Record-Breaking Growth in the User Base
Global adoption shows no signs of slowing down. In 2025, the sector reached 2.3 billion registered accounts, an increase of 268 million over the previous year. This represents the highest annual growth ever recorded in absolute terms. More importantly, regular usage is rising: monthly active accounts grew by 15% to 593 million, bringing the global activity rate to its highest level since 2021.
Sub-Saharan Africa: The Unstoppable Engine of Growth
The region continues to dominate the global landscape, accounting for over two-thirds of new account growth in 2025.
- East Africa: It remains the leader in both volume and value ($806 billion), driven by the massive adoption of merchant payments and integrated services.
- West Africa: The region maintains exceptional momentum, with transaction value jumping by 34% to reach nearly $500 billion.

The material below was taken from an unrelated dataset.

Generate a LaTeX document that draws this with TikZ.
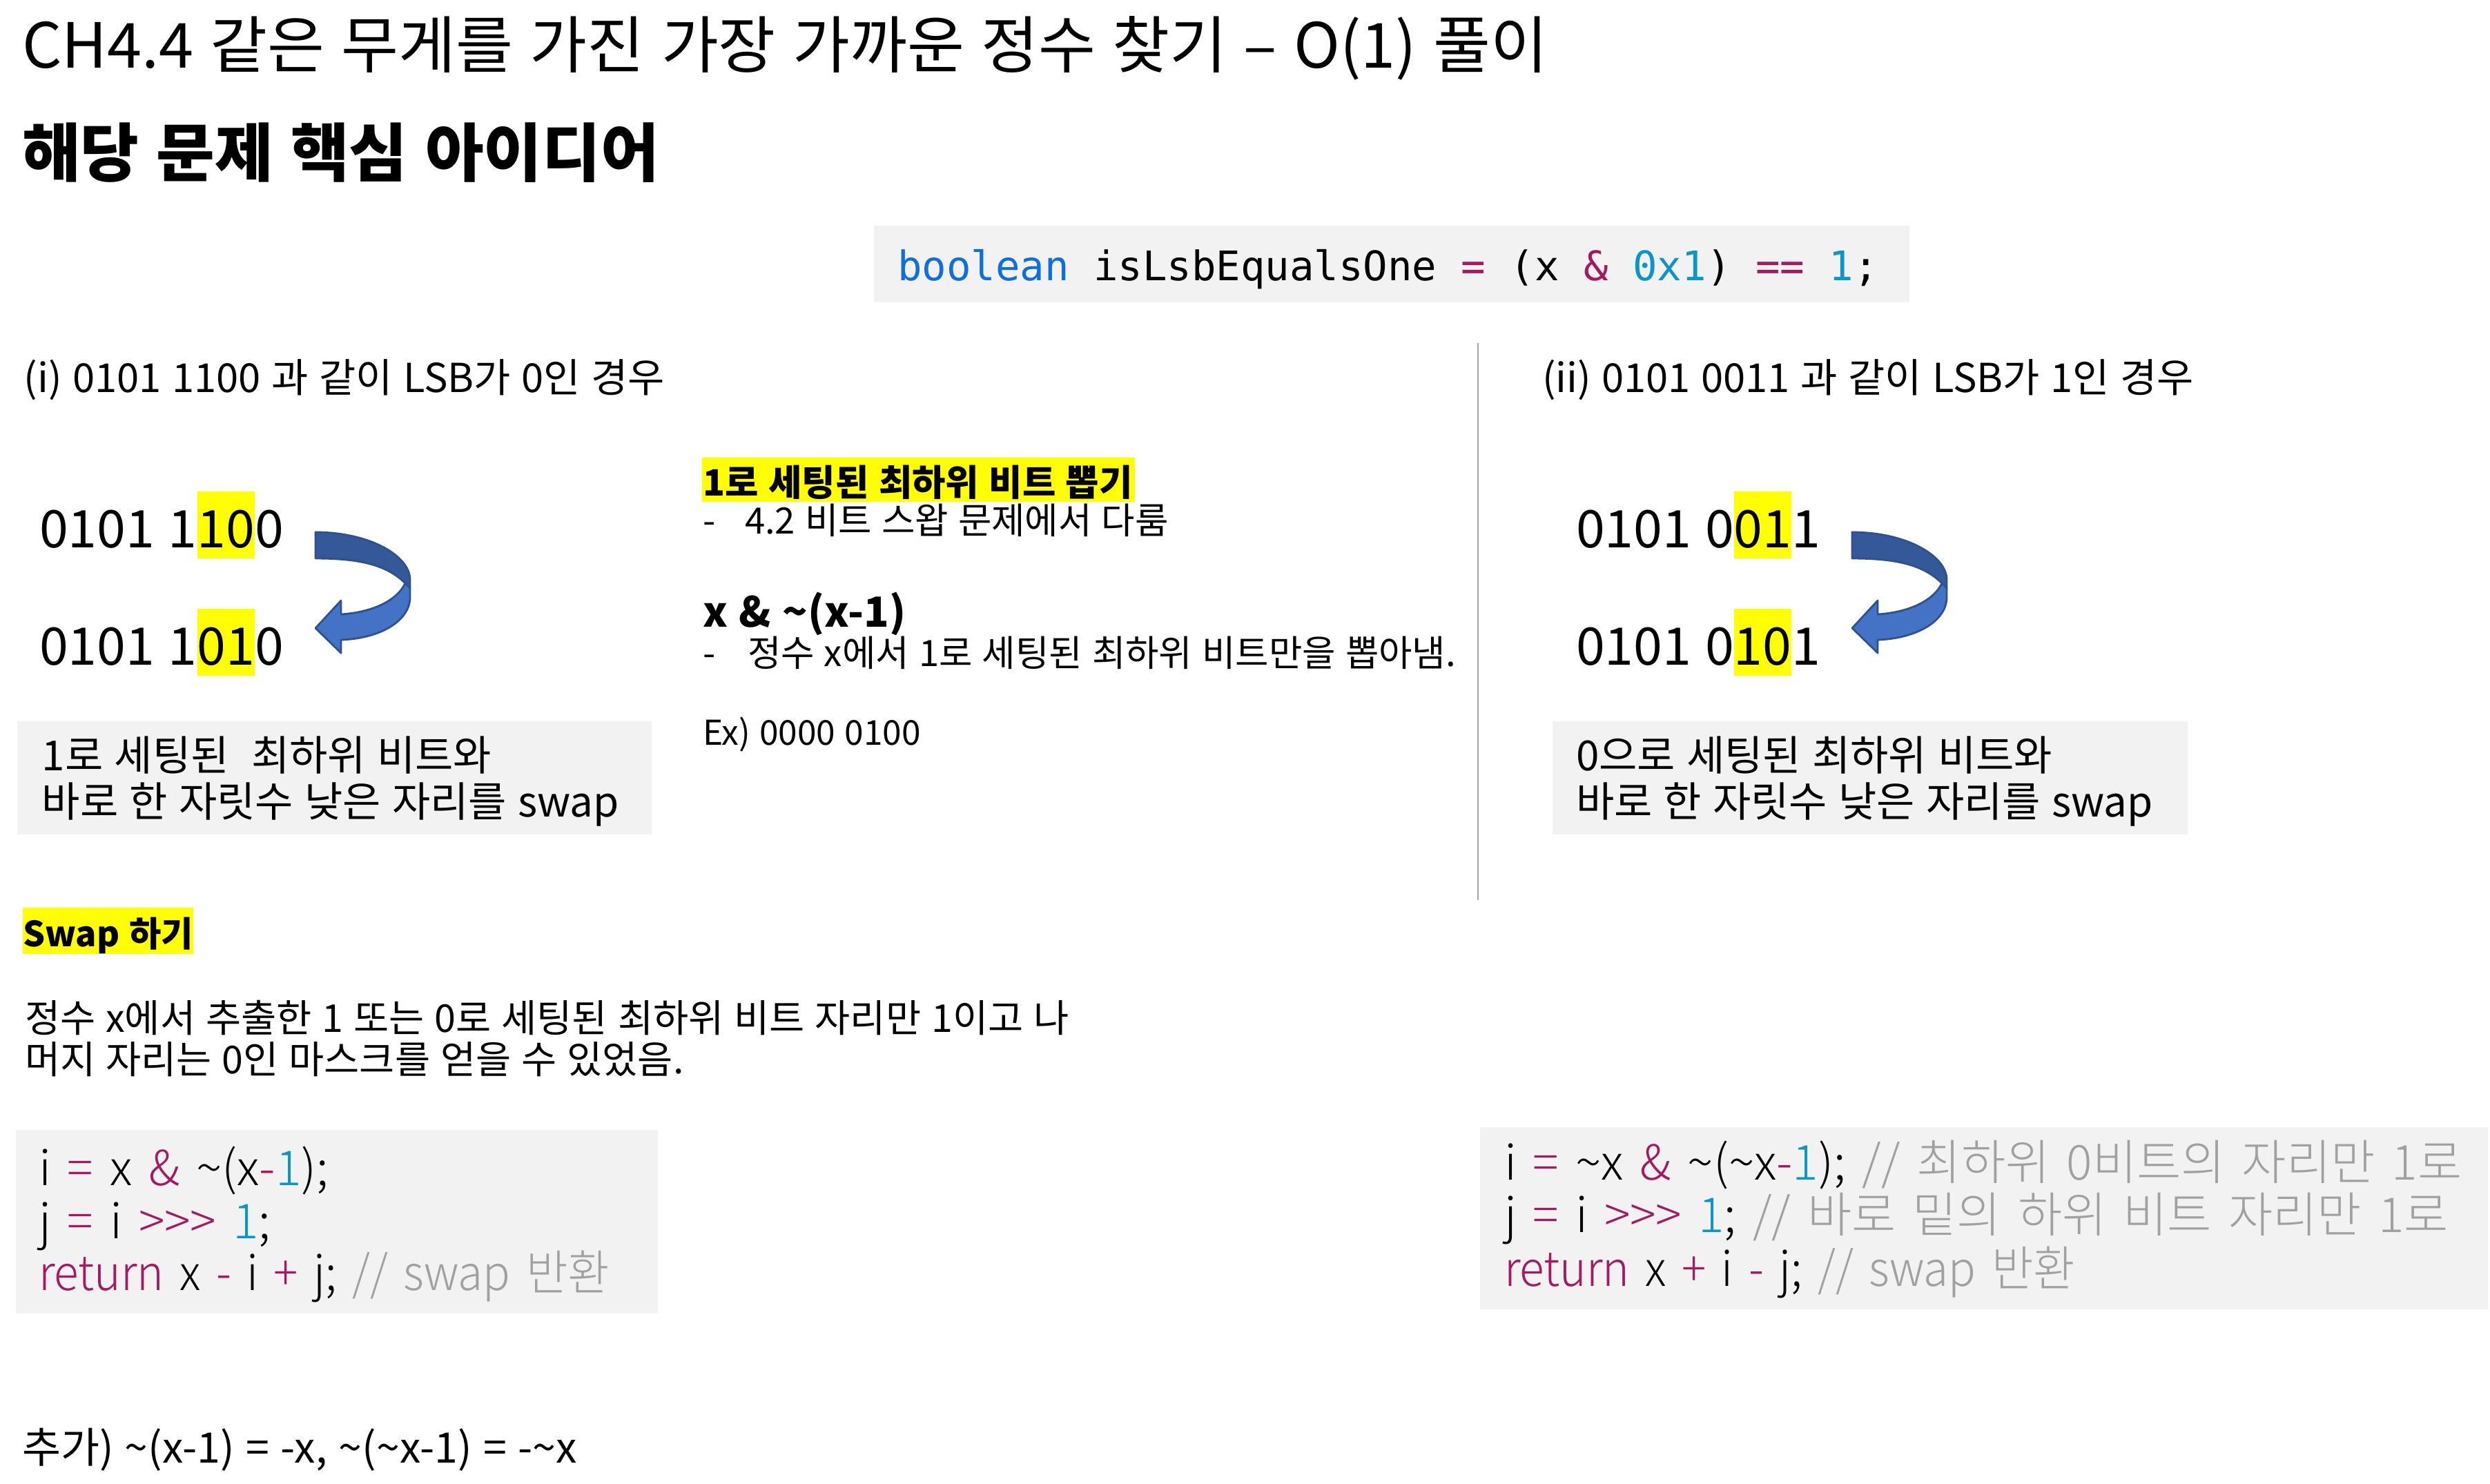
\documentclass[tikz,border=0pt]{standalone}
\usepackage{fontspec}
\setmainfont{Noto Sans CJK KR}[WordSpace=1.2]
\newfontfamily\codefont{Noto Sans CJK KR Light}[WordSpace=1.55]
\newfontfamily\monofont{DejaVu Sans Mono}
\definecolor{hly}{HTML}{FFFF00}
\definecolor{boxg}{HTML}{F2F2F2}
\definecolor{kw}{RGB}{15,110,225}
\definecolor{op}{RGB}{168,24,94}
\definecolor{num}{RGB}{10,150,200}
\definecolor{cmt}{RGB}{160,160,160}
\definecolor{divg}{RGB}{166,166,166}
\definecolor{arrd}{RGB}{52,88,152}
\definecolor{arrl}{HTML}{4472C4}
\definecolor{arro}{HTML}{2F528F}
\newcommand\fs[1]{\fontsize{#1pt}{#1pt}\selectfont}
\newcommand\hlbox[3]{{\setlength{\fboxsep}{0pt}\colorbox{hly}{\rule[-#1]{0pt}{#2}#3}}}
\newcommand\hlbig[1]{\hlbox{4.26pt}{25.82pt}{#1}}
\newcommand\tl{\textasciitilde}
\newcommand\shr{>\kern0pt>\kern0pt>}
\begin{document}
\begin{tikzpicture}[x=0.26615pt,y=-0.26615pt,
  txt/.style={anchor=base west,inner sep=0pt,outer sep=0pt},
  graybox/.style={fill=boxg,draw=none},
  arrowdark/.style={fill=arrd,draw=arro,line width=0.75pt,line join=round},
  arrowlight/.style={fill=arrl,draw=arro,line width=0.75pt,line join=round}]
\useasboundingbox[fill=white] (0,0) rectangle (3607,2149);

% titles
\node[txt] (title) at (32,98) {\fs{24}CH4.4 같은 무게를 가진 가장 가까운 정수 찾기 – O(1) 풀이};
\node[txt] (sub) at (32,255) {\fs{24.5}\bfseries 해당 문제 핵심 아이디어};

% LSB code
\fill[graybox] (1266,327) rectangle (2766,438);
\node[txt] (lsb) at (1300,406) {\monofont\fs{15.7}\textcolor{kw}{boolean} isLsbEqualsOne \textcolor{op}{=} (x \textcolor{op}{\&} \textcolor{num}{0x1}) \textcolor{op}{==} \textcolor{num}{1};};

% case headers
\node[txt] (caseA) at (35,568) {\fs{15.4}(i) 0101 1100 과 같이 LSB가 0인 경우};
\node[txt] (caseB) at (2234,568) {\fs{15.4}(ii) 0101 0011 과 같이 LSB가 1인 경우};

% big numbers
\node[txt] (a1) at (57,793) {\fs{20}0101 1\hlbig{10}0};
\node[txt] (a2) at (57,963) {\fs{20}0101 1\hlbig{01}0};
\node[txt] (b1) at (2283,793) {\fs{20}0101 0\hlbig{01}1};
\node[txt] (b2) at (2283,963) {\fs{20}0101 0\hlbig{10}1};

% curved arrows
\foreach \dx in {0,2226}{
\begin{scope}[shift={(\dx,0)}]
\path[arrowdark] (457,771) .. controls (535,771) and (594,805) .. (594,840) -- (594,852) -- (587,845) .. controls (560,818) and (520,809) .. (457,809) -- cycle;
\path[arrowlight] (587,845) -- (594,852) -- (594,865) .. controls (594,900) and (550,925) .. (494,927) -- (494,946) -- (457,910) -- (494,870) -- (494,890) .. controls (540,887) and (575,870) .. (587,845) -- cycle;
\end{scope}}

% gray note boxes
\fill[graybox] (25,1045) rectangle (944,1209);
\node[txt] (a3) at (61,1116) {\fs{16}1로 세팅된\ \ 최하위 비트와};
\node[txt] (a4) at (61,1183) {\fs{16}바로 한 자릿수 낮은 자리를 swap};
\fill[graybox] (2249,1045) rectangle (3169,1209);
\node[txt] (b3) at (2283,1116) {\fs{16}0으로 세팅된 최하위 비트와};
\node[txt] (b4) at (2283,1183) {\fs{16}바로 한 자릿수 낮은 자리를 swap};

% middle column
\node[txt] (m1) at (1017,718) {\fs{14}\bfseries\hlbox{2.4pt}{17.04pt}{\hspace{0.4pt}1로 세팅된 최하위 비트 뽑기\hspace{0.8pt}}};
\node[txt] (m2d) at (1018,773) {\fs{14}-};
\node[txt] (m2) at (1079,773) {\fs{14}4.2 비트 스왑 문제에서 다룸};
\node[txt] (m3) at (1018,908) {\fs{16}\bfseries x \& \tl(x-1)};
\node[txt] (m4d) at (1018,965) {\fs{14}-};
\node[txt] (m4) at (1083,965) {\fs{14}정수 x에서 1로 세팅된 최하위 비트만을 뽑아냄.};
\node[txt] (m5) at (1018,1079) {\fs{13.2}Ex) 0000 0100};

% divider
\draw[divg,line width=0.75pt] (2141,497) -- (2141,1304);

% swap section
\node[txt] (s1) at (33,1371) {\fs{13.4}\bfseries\hlbox{2.93pt}{17.83pt}{Swap 하기}};
\node[txt] (s2) at (36,1495) {\fs{14.8}정수 x에서 추출한 1 또는 0로 세팅된 최하위 비트 자리만 1이고 나};
\node[txt] (s3) at (36,1555) {\fs{14.8}머지 자리는 0인 마스크를 얻을 수 있었음.};

% left code
\fill[graybox] (23,1637) rectangle (953,1903);
\node[txt] (c1) at (56,1717) {\codefont\fs{18.6}i \textcolor{op}{=} x \textcolor{op}{\&} \tl(x\textcolor{op}{-}\textcolor{num}{1});};
\node[txt] (c2) at (56,1794) {\codefont\fs{18.6}j \textcolor{op}{=} i \textcolor{op}{\shr} \textcolor{num}{1};};
\node[txt] (c3) at (56,1869) {\scalebox{0.94}[1]{\codefont\fs{18.6}\textcolor{op}{return} x \textcolor{op}{-} i \textcolor{op}{+} j; \textcolor{cmt}{// swap 반환}}};

% right code
\fill[graybox] (2144,1633) rectangle (3604,1897);
\node[txt] (d1) at (2179,1709) {\codefont\fs{18.6}i \textcolor{op}{=} \tl x \textcolor{op}{\&} \tl(\tl x\textcolor{op}{-}\textcolor{num}{1}); \textcolor{cmt}{// 최하위 0비트의 자리만 1로}};
\node[txt] (d2) at (2179,1785) {\codefont\fs{18.6}j \textcolor{op}{=} i \textcolor{op}{\shr} \textcolor{num}{1}; \textcolor{cmt}{// 바로 밑의 하위 비트 자리만 1로}};
\node[txt] (d3) at (2179,1863) {\scalebox{0.94}[1]{\codefont\fs{18.6}\textcolor{op}{return} x \textcolor{op}{+} i \textcolor{op}{-} j; \textcolor{cmt}{// swap 반환}}};

% footnote
\node[txt] (e1) at (32,2119) {\fs{16.2}추가) \tl(x-1) = -x, \tl(\tl x-1) = -\tl x};
\end{tikzpicture}
\end{document}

The Surge in Merchant Payments and Interoperability
Merchant payments have become the fastest-growing use case, increasing by 42% to reach $155 billion. They have now overtaken bulk disbursements in total value, proving that mobile money has become the preferred daily payment tool. Simultaneously, ecosystem interoperability is exploding: bank-to-mobile ($167bn) and mobile-to-bank ($163bn) transfers each grew by more than a third, drastically reducing reliance on cash.
Beyond Transfers: A Strategic Shift Toward Financial Health
The provision of adjacent services is becoming the industry standard.
- Savings and Insurance: These were the fastest-growing segments in 2025. The number of providers offering insurance products increased by nearly a third in just one year.
- Credit: Digital lending remains the most widespread financial service, with 80% of providers offering affordable nano-loans (often under $20) to meet immediate consumer needs. This diversification allows providers to remain profitable, 80% of them are now EBITDA positive, while significantly strengthening the economic resilience of their users.
In 2026, mobile money is no longer just a tool for financial inclusion; it is the backbone of digital innovation in emerging markets. While challenges remain, specifically in closing the gender gap and enhancing fraud prevention, the increasing sophistication of services points toward even deeper integration into e-commerce, renewable energy (PAYG), and humanitarian aid.